At one point the guide paused to explain an important part of living in Prague: the city can feel cold to visitors because residents have had to contend with the spying and suspicion that comes with occupation. Until the 1989 Velvet Revolution, many Czech people feared persecution and exposure to secret police. Even now, with the increasing wave of tourists (us included), many citizens feel they are again losing hold of their city. The tour guide put into words something I had felt since arriving in Prague — the city felt beautiful but guarded. It sounds cliche, but it felt like the “Real Prague” was hidden somewhere, protected.
I spent the next few days winding through the stone streets, working to peel back a few of Prague’s layers. One afternoon, I found a small outdoor market where smoke from roasting sausage drifted through the wooden stalls and mothers and children danced to street performers. One evening I stumbled upon a free outdoor classical music concert as the sun was setting. Another night I met a Danish couple in an underground bar. It was a stone cavern with furs hanging on the walls, and I felt transported to centuries ago. It was only us and a group of rowdy, middle-aged Czech men. At one point a red-faced man stood and belted a song to lively accordion accompaniment. Over pilsners, the Danish couple tried to explain the concept of hyggelig (in 2014, before it was cool!), and that warm bar with its singers, and candles, and wood beams, was exactly that—cozy in a charming, contented sort of way.
That trip I learned that you can’t force a city to reveal itself.
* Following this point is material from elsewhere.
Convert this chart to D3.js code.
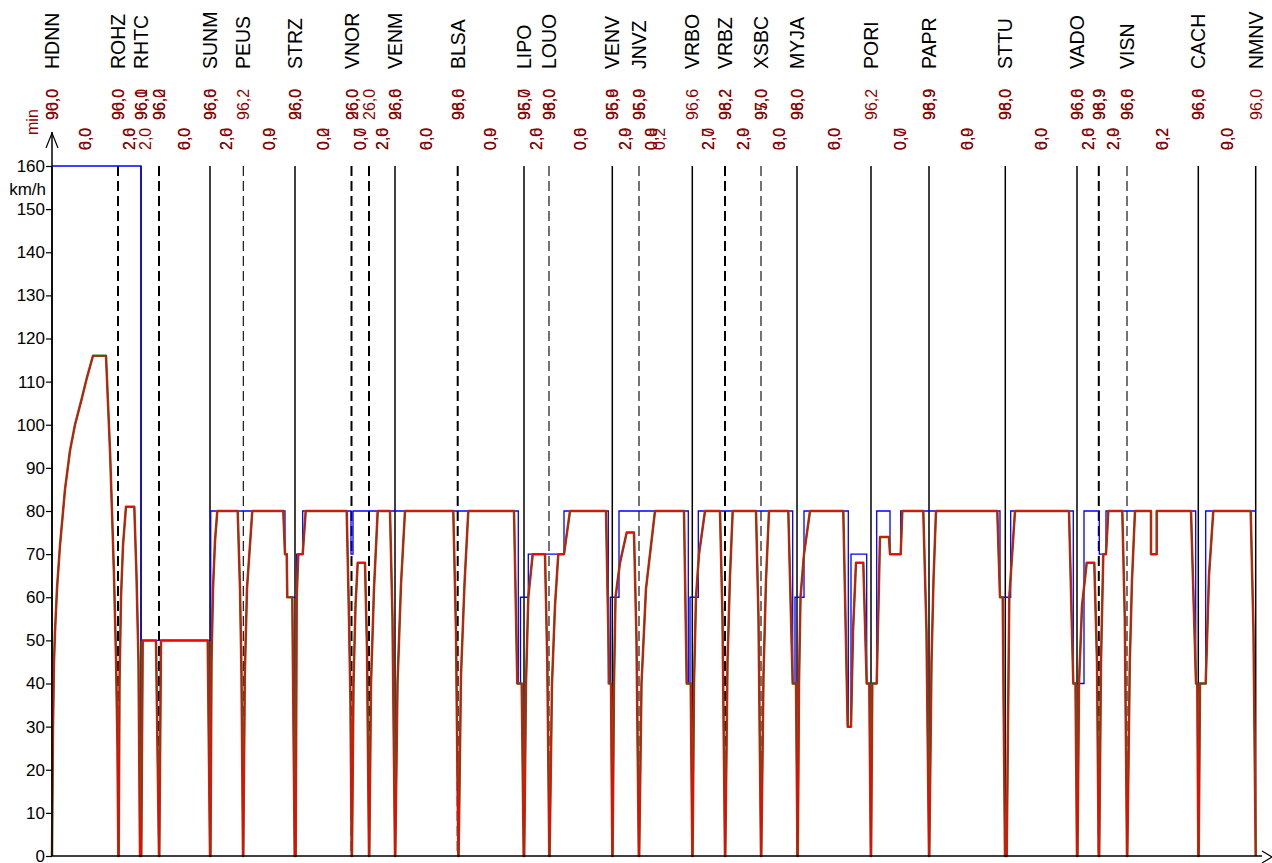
<!DOCTYPE html>
<html>
<head>
<meta charset="utf-8">
<script src="https://cdn.jsdelivr.net/npm/d3@7"></script>
<style>
  html, body { margin: 0; padding: 0; background: #fff; }
  svg { display: block; font-family: "Liberation Sans", Arial, sans-serif; }
</style>
</head>
<body>
<svg id="chart" width="1272" height="863"></svg>
<script>
// Stations along the route (km from HDNN) and their codes
const stationKm   = [0, 6.6, 8.9, 10.7, 15.8, 19.13, 24.3, 29.95, 31.7, 34.3, 40.57, 47.2, 49.7, 56.03, 58.7, 64.03, 67.3, 70.9, 74.5, 81.9, 87.7, 95.33, 102.5, 104.68, 107.5, 114.63, 120.37];
const stationCode = ["HDNN", "ROHZ", "RHTC", "", "SUNM", "PEUS", "STRZ", "VNOR", "", "VENM", "BLSA", "LIPO", "LOUO", "VENV", "JNVZ", "VRBO", "VRBZ", "XSBC", "MYJA", "PORI", "PAPR", "STTU", "VADO", "", "VISN", "CACH", "NMNV"];
// stop = scheduled stop, pass = passing point, halt = request halt
const stationKind = ["stop", "pass", "stop", "pass", "stop", "halt", "stop", "pass", "pass", "stop", "pass", "stop", "halt", "stop", "halt", "stop", "pass", "halt", "stop", "stop", "stop", "stop", "stop", "pass", "halt", "stop", "stop"];
// Times at each station (minutes); "a|b" = two values printed on top of each other
const stationTime = ["96,0|90,0", "96,0|90,0", "96,0|96,1", "96,0|96,2", "96,0|96,6", "96,2", "96,0|26,0", "96,0|26,0", "26,0", "96,0|26,6", "96,0|98,6", "95,7|96,0", "96,0|98,0", "96,9|95,6", "95,9|96,0", "96,6", "96,2|98,2", "95,0|97,0", "96,0|98,0", "96,2", "96,9|98,9", "96,0|98,0", "96,6|96,0", "98,9|96,9", "96,0|96,6", "96,6|96,0", "96,0"];

// Section times (minutes) printed between stations
const sectionKm   = [3.3, 7.75, 9.3, 13.25, 17.45, 21.7, 27.1, 30.8, 33.0, 37.45, 43.85, 48.45, 52.85, 57.35, 59.9, 60.7, 65.65, 69.1, 72.7, 78.2, 84.8, 91.5, 98.9, 103.6, 106.1, 111.05, 117.5];
const sectionTime = ["0,0|6,0", "2,0|2,6", "2,0", "0,0|6,0", "2,0|2,6", "0,0|0,9", "0,2|0,0", "0,7|0,0", "2,0|2,6", "0,0|6,0", "0,0|0,9", "2,0|2,6", "0,0|0,6", "2,0|2,9", "0,0|0,8", "0,2", "2,7|2,0", "2,0|2,9", "0,0|3,0", "0,0|6,0", "0,7|0,0", "0,0|6,9", "0,0|6,0", "2,0|2,6", "2,0|2,9", "0,2|6,2", "0,0|9,0"];

const speedTicks = [0, 10, 20, 30, 40, 50, 60, 70, 80, 90, 100, 110, 120, 130, 140, 150, 160];

// Line speed limit [km, km/h]
const speedLimit = [
  [0,160],[8.9,160],[8.9,50],[15.87,50],[15.87,80],[23.3,80],[23.3,70],[23.53,70],[23.53,60],[24.47,60],[24.47,70],[25.07,70],[25.07,80],
  [29.9,80],[29.9,70],[30.1,70],[30.1,80],[46.63,80],[46.63,40],[46.85,40],[46.85,60],[47.63,60],[47.63,70],[51.2,70],[51.2,80],
  [55.63,80],[55.63,40],[55.83,40],[55.83,60],[56.7,60],[56.7,80],[63.63,80],[63.63,40],[63.8,40],[63.8,60],[64.63,60],[64.63,80],
  [74.07,80],[74.07,40],[74.3,40],[74.3,60],[75.2,60],[75.2,80],[79.63,80],[79.63,30],[79.9,30],[79.9,70],[81.47,70],[81.47,40],
  [82.47,40],[82.47,80],[83.8,80],[83.8,70],[84.87,70],[84.87,80],[94.8,80],[94.8,60],[95.87,60],[95.87,80],[102.13,80],[102.13,40],
  [103.2,40],[103.2,80],[104.73,80],[104.73,70],[105.4,70],[105.4,80],[109.9,80],[109.9,70],[110.47,70],[110.47,80],
  [114.37,80],[114.37,40],[115.37,40],[115.37,80],[120.4,80]
];

// Train run speed [km, km/h]
const runSpeed = [
  [0,0],[0.1,30],[0.2,45],[0.3,52],[0.5,62],[0.8,72],[1.3,85],[1.8,94],[2.3,100],[2.97,106],[3.5,111],[4.1,116],[5.4,116],[5.8,94],[6.0,80],[6.2,65],[6.4,46],[6.55,25],[6.63,0],
  [6.67,0],[6.75,40],[6.9,60],[7.1,72],[7.4,81],[8.23,81],[8.45,65],[8.65,45],[8.8,0],
  [8.93,0],[9.07,50],[10.4,50],[10.7,0],[10.73,0],[10.9,50],[15.57,50],[15.8,0],[15.85,0],[15.95,45],[16.1,62],[16.3,73],[16.53,80],
  [18.57,80],[18.8,62],[18.95,42],[19.1,0],[19.13,0],[19.28,42],[19.5,62],[20.03,80],
  [23.13,80],[23.3,70],[23.47,70],[23.53,60],[24.03,60],[24.27,0],[24.37,0],[24.47,60],[24.63,70],[25.07,70],[25.37,80],
  [29.47,80],[29.7,55],[29.85,35],[29.97,0],[30.0,0],[30.15,40],[30.35,58],[30.57,68],[31.3,68],[31.5,48],[31.7,0],[31.73,0],[31.9,40],[32.2,62],[32.57,80],
  [33.8,80],[34.05,55],[34.3,0],[34.33,0],[34.55,40],[34.9,63],[35.3,80],
  [40.13,80],[40.4,52],[40.63,0],[40.66,0],[40.9,42],[41.25,63],[41.63,80],
  [46.2,80],[46.53,40],[46.97,40],[47.17,0],[47.22,0],[47.4,40],[47.63,60],[48.07,70],[49.3,70],[49.53,45],[49.73,0],[49.76,0],[50.0,40],[50.3,58],[50.63,70],[51.2,70],[51.8,80],
  [55.4,80],[55.73,40],[55.9,40],[56.03,0],[56.06,0],[56.2,40],[56.35,60],[56.8,68],[57.47,75],[58.2,75],[58.45,50],[58.68,0],[58.72,0],[58.95,40],[59.4,62],[60.3,80],
  [63.2,80],[63.47,40],[63.87,40],[64.03,0],[64.06,0],[64.2,40],[64.4,60],[64.7,70],[65.3,80],
  [66.8,80],[67.05,55],[67.3,0],[67.33,0],[67.55,45],[67.8,65],[68.07,80],
  [70.4,80],[70.65,55],[70.9,0],[70.93,0],[71.15,42],[71.4,64],[71.7,80],
  [73.63,80],[74.07,40],[74.4,40],[74.55,0],[74.58,0],[74.7,40],[74.85,60],[75.2,70],[75.8,80],
  [79.13,80],[79.57,30],[79.9,30],[80.1,52],[80.4,68],[81.13,68],[81.47,40],[81.73,40],[81.88,0],[81.91,0],[82.03,40],[82.47,40],[82.8,74],[83.7,74],[83.8,70],[84.87,70],[85.03,80],
  [87.13,80],[87.45,52],[87.7,0],[87.73,0],[87.95,45],[88.15,64],[88.4,80],
  [94.53,80],[94.8,60],[95.07,60],[95.3,0],[95.47,0],[95.73,60],[96.3,80],
  [101.7,80],[102.13,40],[102.35,40],[102.5,0],[102.55,0],[102.7,40],[103.0,58],[103.47,68],[104.23,68],[104.5,45],[104.67,0],[104.72,0],[104.9,45],[105.13,70],[105.4,70],[105.63,80],
  [107.03,80],[107.28,55],[107.5,0],[107.53,0],[107.78,45],[108.0,64],[108.3,80],
  [109.9,80],[109.9,70],[110.47,70],[110.47,80],
  [113.9,80],[114.4,40],[114.53,40],[114.63,0],[114.67,0],[114.8,40],[115.37,40],[115.7,65],[116.13,80],
  [119.87,80],[120.15,52],[120.37,0]
];

const svg = d3.select("#chart");
const x = d3.scaleLinear().domain([0, 121]).range([52, 1262]);
const y = d3.scaleLinear().domain([0, 160]).range([856, 166]);

const timeColor = "#8b0000";
const kindStyle = {
  stop: { width: 1.5, dash: null },
  pass: { width: 2, dash: "10,5" },
  halt: { width: 1.1, dash: "10,5" }
};

// station verticals
svg.append("g").selectAll("line")
  .data(stationKm.map((km, i) => ({ km, kind: stationKind[i] })))
  .join("line")
  .attr("x1", d => x(d.km)).attr("x2", d => x(d.km))
  .attr("y1", y(160)).attr("y2", y(0))
  .attr("stroke", "#000")
  .attr("stroke-width", d => kindStyle[d.kind].width)
  .attr("stroke-dasharray", d => kindStyle[d.kind].dash);

// speed lines
const line = d3.line().x(d => x(d[0])).y(d => y(d[1]));
svg.append("path").datum(speedLimit).attr("d", line)
  .attr("fill", "none").attr("stroke", "#0000ff").attr("stroke-width", 1.3);
svg.append("path").datum(runSpeed).attr("d", line)
  .attr("fill", "none").attr("stroke", "#2a7a2a").attr("stroke-width", 2.5).attr("stroke-linejoin", "round");
svg.append("path").datum(runSpeed).attr("d", line)
  .attr("fill", "none").attr("stroke", "#ff0000").attr("stroke-width", 1.5).attr("stroke-linejoin", "round");

// axes
const yAxis = d3.axisLeft(y).tickValues(speedTicks).tickSize(6).tickSizeOuter(0).tickPadding(1);
const ga = svg.append("g").attr("transform", `translate(${x(0)},0)`).call(yAxis);
ga.select(".domain").remove();
ga.selectAll("text").attr("font-size", 17).attr("fill", "#000").attr("font-family", "Liberation Sans, Arial, sans-serif");
ga.selectAll("line").attr("stroke", "#000").attr("stroke-width", 1.2);

svg.append("path")
  .attr("d", `M${x(0)},${y(0)}V132`)
  .attr("stroke", "#000").attr("stroke-width", 1.5).attr("fill", "none");
svg.append("path")
  .attr("d", `M${x(0) - 6},148L${x(0)},133L${x(0) + 6},148`)
  .attr("stroke", "#000").attr("stroke-width", 1.2).attr("fill", "none");
svg.append("path")
  .attr("d", `M${x(0)},${y(0)}H${x(121)}`)
  .attr("stroke", "#000").attr("stroke-width", 1.5).attr("fill", "none");
svg.append("path")
  .attr("d", `M${x(121)},851L${x(121) + 10},857L${x(121)},863`)
  .attr("stroke", "#000").attr("stroke-width", 1.2).attr("fill", "none");

svg.append("text").attr("x", 46).attr("y", 195).attr("text-anchor", "end")
  .attr("font-size", 17).text("km/h");
svg.append("text").attr("transform", "translate(37.5,135) rotate(-90)")
  .attr("font-size", 16).attr("fill", timeColor).text("min");

// station codes
svg.append("g").selectAll("text")
  .data(stationKm.map((km, i) => ({ km, code: stationCode[i] })).filter(d => d.code))
  .join("text")
  .attr("transform", d => `translate(${x(d.km) + 7},69) rotate(-90)`)
  .attr("font-size", 19.5).attr("fill", "#000")
  .text(d => d.code);

// stacked time labels
function timeLabels(kms, labels, baseY, dx) {
  const items = [];
  kms.forEach((km, i) => labels[i].split("|").forEach(t => items.push({ km, t })));
  svg.append("g").selectAll("text").data(items).join("text")
    .attr("transform", d => `translate(${x(d.km) + dx},${baseY}) rotate(-90)`)
    .attr("font-size", 16).attr("fill", timeColor)
    .text(d => d.t);
}
timeLabels(stationKm, stationTime, 120, 6);
timeLabels(sectionKm, sectionTime, 150, 5.5);
</script>
</body>
</html>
In the same light, you can’t force yourself to love a place simply by visiting recommended attractions. Travel is a symbiotic relationship. If you’re patient and spend time listening and observing, the pieces of a memorable trip will come together.
Our conversation turned, and the couple mused that there are summer cities and winter cities. In Copenhagen, which they asserted was a winter city, residents often create cozy indoor spaces where they can huddle for warmth and company. In Prague, on the other hand, people live out in the sunny squares listening to music over beer and sausages, perhaps still grateful to enjoy public space at all. I sipped my own beer, listening to the music and cheers, and thought about the warmth and chill of a summer city.